**EXERCISE:** Output every line exactly as written. Leave out pictures.
[start]
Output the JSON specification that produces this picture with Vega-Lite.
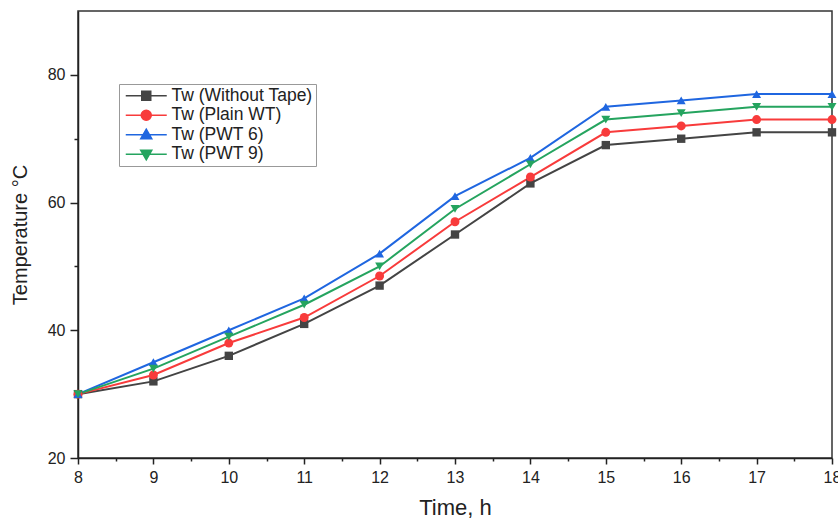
{
  "$schema": "https://vega.github.io/schema/vega-lite/v6.json",
  "autosize": "none",
  "width": 754,
  "height": 447,
  "padding": {"left": 78, "top": 11, "right": 6, "bottom": 63},
  "background": "white",
  "config": {
    "font": "Liberation Sans",
    "view": {"stroke": "#333333", "strokeWidth": 1.5},
    "axis": {"grid": false, "domainColor": "#222222", "domainWidth": 1.5, "tickColor": "#222222", "tickWidth": 1.5, "labelColor": "#222222", "titleColor": "#222222", "labelFontSize": 16, "titleFontWeight": "normal"}
  },
  "data": {
    "values": [
      {"t": 8, "s": "Tw (Without Tape)", "v": 30},
      {"t": 9, "s": "Tw (Without Tape)", "v": 32},
      {"t": 10, "s": "Tw (Without Tape)", "v": 36},
      {"t": 11, "s": "Tw (Without Tape)", "v": 41},
      {"t": 12, "s": "Tw (Without Tape)", "v": 47},
      {"t": 13, "s": "Tw (Without Tape)", "v": 55},
      {"t": 14, "s": "Tw (Without Tape)", "v": 63},
      {"t": 15, "s": "Tw (Without Tape)", "v": 69},
      {"t": 16, "s": "Tw (Without Tape)", "v": 70},
      {"t": 17, "s": "Tw (Without Tape)", "v": 71},
      {"t": 18, "s": "Tw (Without Tape)", "v": 71},
      {"t": 8, "s": "Tw (Plain WT)", "v": 30},
      {"t": 9, "s": "Tw (Plain WT)", "v": 33},
      {"t": 10, "s": "Tw (Plain WT)", "v": 38},
      {"t": 11, "s": "Tw (Plain WT)", "v": 42},
      {"t": 12, "s": "Tw (Plain WT)", "v": 48.5},
      {"t": 13, "s": "Tw (Plain WT)", "v": 57},
      {"t": 14, "s": "Tw (Plain WT)", "v": 64},
      {"t": 15, "s": "Tw (Plain WT)", "v": 71},
      {"t": 16, "s": "Tw (Plain WT)", "v": 72},
      {"t": 17, "s": "Tw (Plain WT)", "v": 73},
      {"t": 18, "s": "Tw (Plain WT)", "v": 73},
      {"t": 8, "s": "Tw (PWT 6)", "v": 30},
      {"t": 9, "s": "Tw (PWT 6)", "v": 35},
      {"t": 10, "s": "Tw (PWT 6)", "v": 40},
      {"t": 11, "s": "Tw (PWT 6)", "v": 45},
      {"t": 12, "s": "Tw (PWT 6)", "v": 52},
      {"t": 13, "s": "Tw (PWT 6)", "v": 61},
      {"t": 14, "s": "Tw (PWT 6)", "v": 67},
      {"t": 15, "s": "Tw (PWT 6)", "v": 75},
      {"t": 16, "s": "Tw (PWT 6)", "v": 76},
      {"t": 17, "s": "Tw (PWT 6)", "v": 77},
      {"t": 18, "s": "Tw (PWT 6)", "v": 77},
      {"t": 8, "s": "Tw (PWT 9)", "v": 30},
      {"t": 9, "s": "Tw (PWT 9)", "v": 34},
      {"t": 10, "s": "Tw (PWT 9)", "v": 39},
      {"t": 11, "s": "Tw (PWT 9)", "v": 44},
      {"t": 12, "s": "Tw (PWT 9)", "v": 50},
      {"t": 13, "s": "Tw (PWT 9)", "v": 59},
      {"t": 14, "s": "Tw (PWT 9)", "v": 66},
      {"t": 15, "s": "Tw (PWT 9)", "v": 73},
      {"t": 16, "s": "Tw (PWT 9)", "v": 74},
      {"t": 17, "s": "Tw (PWT 9)", "v": 75},
      {"t": 18, "s": "Tw (PWT 9)", "v": 75}
    ]
  },
  "encoding": {
    "x": {
      "field": "t", "type": "quantitative",
      "scale": {"domain": [8, 18], "nice": false, "zero": false},
      "axis": {
        "title": "Time, h", "titleFontSize": 22, "titlePadding": 12,
        "values": [8, 8.5, 9, 9.5, 10, 10.5, 11, 11.5, 12, 12.5, 13, 13.5, 14, 14.5, 15, 15.5, 16, 16.5, 17, 17.5, 18],
        "labelExpr": "datum.value % 1 === 0 ? format(datum.value, 'd') : ''",
        "tickSize": {"condition": {"test": "datum.value % 1 !== 0", "value": 3}, "value": 6},
        "labelPadding": 5, "labelFlush": false
      }
    },
    "y": {
      "field": "v", "type": "quantitative",
      "scale": {"domain": [20, 90], "nice": false, "zero": false},
      "axis": {
        "title": "Temperature °C", "titleFontSize": 20, "titlePadding": 17,
        "values": [20, 30, 40, 50, 60, 70, 80],
        "labelExpr": "datum.value % 20 === 0 ? format(datum.value, 'd') : ''",
        "tickSize": {"condition": {"test": "datum.value % 20 !== 0", "value": 4}, "value": 8},
        "labelPadding": 5
      }
    },
    "color": {
      "field": "s", "type": "nominal", "title": null,
      "sort": ["Tw (Without Tape)", "Tw (Plain WT)", "Tw (PWT 6)", "Tw (PWT 9)"],
      "scale": {"domain": ["Tw (Without Tape)", "Tw (Plain WT)", "Tw (PWT 6)", "Tw (PWT 9)"], "range": ["#444444", "#f83b3b", "#1f66e0", "#25a45f"]},
      "legend": {
        "orient": "none", "legendX": 41, "legendY": 73,
        "strokeColor": "#999999", "padding": 3, "labelFontSize": 17.5, "labelColor": "#222222",
        "symbolSize": 100, "rowPadding": 0.5, "labelLimit": 300, "labelOffset": 32, "fillColor": "white",
        "symbolStrokeWidth": 1.5,
        "encode": {
          "symbols": {
            "update": {
              "shape": {"signal": "datum.value === 'Tw (Without Tape)' ? 'M-1,0H7.2M2.2,-0.9H4V0.9H2.2Z' : datum.value === 'Tw (Plain WT)' ? 'M-1,0H7.2M4.1,0A1,1,0,1,1,2.1,0A1,1,0,1,1,4.1,0Z' : datum.value === 'Tw (PWT 6)' ? 'M-1,0H7.2M3.1,-1.1L4.2,0.8L2,0.8Z' : 'M-1,0H7.2M3.1,1.1L4.2,-0.8L2,-0.8Z'"},
              "fill": {"scale": "color", "field": "value"},
              "stroke": {"scale": "color", "field": "value"},
              "opacity": {"value": 1},
              "fillOpacity": {"value": 1},
              "strokeOpacity": {"value": 1}
            }
          }
        }
      }
    }
  },
  "layer": [
    {"mark": {"type": "line", "strokeWidth": 2}},
    {"transform": [{"filter": "datum.s === 'Tw (Without Tape)'"}], "mark": {"type": "point", "filled": true, "size": 70, "opacity": 1, "shape": "square"}},
    {"transform": [{"filter": "datum.s === 'Tw (Plain WT)'"}], "mark": {"type": "point", "filled": true, "size": 80, "opacity": 1, "shape": "circle"}},
    {"transform": [{"filter": "datum.s === 'Tw (PWT 6)'"}], "mark": {"type": "point", "filled": true, "size": 80, "opacity": 1, "shape": "triangle-up"}},
    {"transform": [{"filter": "datum.s === 'Tw (PWT 9)'"}], "mark": {"type": "point", "filled": true, "size": 80, "opacity": 1, "shape": "triangle-down"}}
  ]
}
[end]
**RESULT BELOW:**
Output the JSON specification that produces this picture with Vega-Lite.
{
  "$schema": "https://vega.github.io/schema/vega-lite/v6.json",
  "autosize": "none",
  "width": 754,
  "height": 447,
  "padding": {"left": 78, "top": 11, "right": 6, "bottom": 63},
  "background": "white",
  "config": {
    "font": "Liberation Sans",
    "view": {"stroke": "#333333", "strokeWidth": 1.5},
    "axis": {"grid": false, "domainColor": "#222222", "domainWidth": 1.5, "tickColor": "#222222", "tickWidth": 1.5, "labelColor": "#222222", "titleColor": "#222222", "labelFontSize": 16, "titleFontWeight": "normal"}
  },
  "data": {
    "values": [
      {"t": 8, "s": "Tw (Without Tape)", "v": 30},
      {"t": 9, "s": "Tw (Without Tape)", "v": 32},
      {"t": 10, "s": "Tw (Without Tape)", "v": 36},
      {"t": 11, "s": "Tw (Without Tape)", "v": 41},
      {"t": 12, "s": "Tw (Without Tape)", "v": 47},
      {"t": 13, "s": "Tw (Without Tape)", "v": 55},
      {"t": 14, "s": "Tw (Without Tape)", "v": 63},
      {"t": 15, "s": "Tw (Without Tape)", "v": 69},
      {"t": 16, "s": "Tw (Without Tape)", "v": 70},
      {"t": 17, "s": "Tw (Without Tape)", "v": 71},
      {"t": 18, "s": "Tw (Without Tape)", "v": 71},
      {"t": 8, "s": "Tw (Plain WT)", "v": 30},
      {"t": 9, "s": "Tw (Plain WT)", "v": 33},
      {"t": 10, "s": "Tw (Plain WT)", "v": 38},
      {"t": 11, "s": "Tw (Plain WT)", "v": 42},
      {"t": 12, "s": "Tw (Plain WT)", "v": 48.5},
      {"t": 13, "s": "Tw (Plain WT)", "v": 57},
      {"t": 14, "s": "Tw (Plain WT)", "v": 64},
      {"t": 15, "s": "Tw (Plain WT)", "v": 71},
      {"t": 16, "s": "Tw (Plain WT)", "v": 72},
      {"t": 17, "s": "Tw (Plain WT)", "v": 73},
      {"t": 18, "s": "Tw (Plain WT)", "v": 73},
      {"t": 8, "s": "Tw (PWT 6)", "v": 30},
      {"t": 9, "s": "Tw (PWT 6)", "v": 35},
      {"t": 10, "s": "Tw (PWT 6)", "v": 40},
      {"t": 11, "s": "Tw (PWT 6)", "v": 45},
      {"t": 12, "s": "Tw (PWT 6)", "v": 52},
      {"t": 13, "s": "Tw (PWT 6)", "v": 61},
      {"t": 14, "s": "Tw (PWT 6)", "v": 67},
      {"t": 15, "s": "Tw (PWT 6)", "v": 75},
      {"t": 16, "s": "Tw (PWT 6)", "v": 76},
      {"t": 17, "s": "Tw (PWT 6)", "v": 77},
      {"t": 18, "s": "Tw (PWT 6)", "v": 77},
      {"t": 8, "s": "Tw (PWT 9)", "v": 30},
      {"t": 9, "s": "Tw (PWT 9)", "v": 34},
      {"t": 10, "s": "Tw (PWT 9)", "v": 39},
      {"t": 11, "s": "Tw (PWT 9)", "v": 44},
      {"t": 12, "s": "Tw (PWT 9)", "v": 50},
      {"t": 13, "s": "Tw (PWT 9)", "v": 59},
      {"t": 14, "s": "Tw (PWT 9)", "v": 66},
      {"t": 15, "s": "Tw (PWT 9)", "v": 73},
      {"t": 16, "s": "Tw (PWT 9)", "v": 74},
      {"t": 17, "s": "Tw (PWT 9)", "v": 75},
      {"t": 18, "s": "Tw (PWT 9)", "v": 75}
    ]
  },
  "encoding": {
    "x": {
      "field": "t", "type": "quantitative",
      "scale": {"domain": [8, 18], "nice": false, "zero": false},
      "axis": {
        "title": "Time, h", "titleFontSize": 22, "titlePadding": 12,
        "values": [8, 8.5, 9, 9.5, 10, 10.5, 11, 11.5, 12, 12.5, 13, 13.5, 14, 14.5, 15, 15.5, 16, 16.5, 17, 17.5, 18],
        "labelExpr": "datum.value % 1 === 0 ? format(datum.value, 'd') : ''",
        "tickSize": {"condition": {"test": "datum.value % 1 !== 0", "value": 3}, "value": 6},
        "labelPadding": 5, "labelFlush": false
      }
    },
    "y": {
      "field": "v", "type": "quantitative",
      "scale": {"domain": [20, 90], "nice": false, "zero": false},
      "axis": {
        "title": "Temperature °C", "titleFontSize": 20, "titlePadding": 17,
        "values": [20, 30, 40, 50, 60, 70, 80],
        "labelExpr": "datum.value % 20 === 0 ? format(datum.value, 'd') : ''",
        "tickSize": {"condition": {"test": "datum.value % 20 !== 0", "value": 4}, "value": 8},
        "labelPadding": 5
      }
    },
    "color": {
      "field": "s", "type": "nominal", "title": null,
      "sort": ["Tw (Without Tape)", "Tw (Plain WT)", "Tw (PWT 6)", "Tw (PWT 9)"],
      "scale": {"domain": ["Tw (Without Tape)", "Tw (Plain WT)", "Tw (PWT 6)", "Tw (PWT 9)"], "range": ["#444444", "#f83b3b", "#1f66e0", "#25a45f"]},
      "legend": {
        "orient": "none", "legendX": 41, "legendY": 73,
        "strokeColor": "#999999", "padding": 3, "labelFontSize": 17.5, "labelColor": "#222222",
        "symbolSize": 100, "rowPadding": 0.5, "labelLimit": 300, "labelOffset": 32, "fillColor": "white",
        "symbolStrokeWidth": 1.5,
        "encode": {
          "symbols": {
            "update": {
              "shape": {"signal": "datum.value === 'Tw (Without Tape)' ? 'M-1,0H7.2M2.2,-0.9H4V0.9H2.2Z' : datum.value === 'Tw (Plain WT)' ? 'M-1,0H7.2M4.1,0A1,1,0,1,1,2.1,0A1,1,0,1,1,4.1,0Z' : datum.value === 'Tw (PWT 6)' ? 'M-1,0H7.2M3.1,-1.1L4.2,0.8L2,0.8Z' : 'M-1,0H7.2M3.1,1.1L4.2,-0.8L2,-0.8Z'"},
              "fill": {"scale": "color", "field": "value"},
              "stroke": {"scale": "color", "field": "value"},
              "opacity": {"value": 1},
              "fillOpacity": {"value": 1},
              "strokeOpacity": {"value": 1}
            }
          }
        }
      }
    }
  },
  "layer": [
    {"mark": {"type": "line", "strokeWidth": 2}},
    {"transform": [{"filter": "datum.s === 'Tw (Without Tape)'"}], "mark": {"type": "point", "filled": true, "size": 70, "opacity": 1, "shape": "square"}},
    {"transform": [{"filter": "datum.s === 'Tw (Plain WT)'"}], "mark": {"type": "point", "filled": true, "size": 80, "opacity": 1, "shape": "circle"}},
    {"transform": [{"filter": "datum.s === 'Tw (PWT 6)'"}], "mark": {"type": "point", "filled": true, "size": 80, "opacity": 1, "shape": "triangle-up"}},
    {"transform": [{"filter": "datum.s === 'Tw (PWT 9)'"}], "mark": {"type": "point", "filled": true, "size": 80, "opacity": 1, "shape": "triangle-down"}}
  ]
}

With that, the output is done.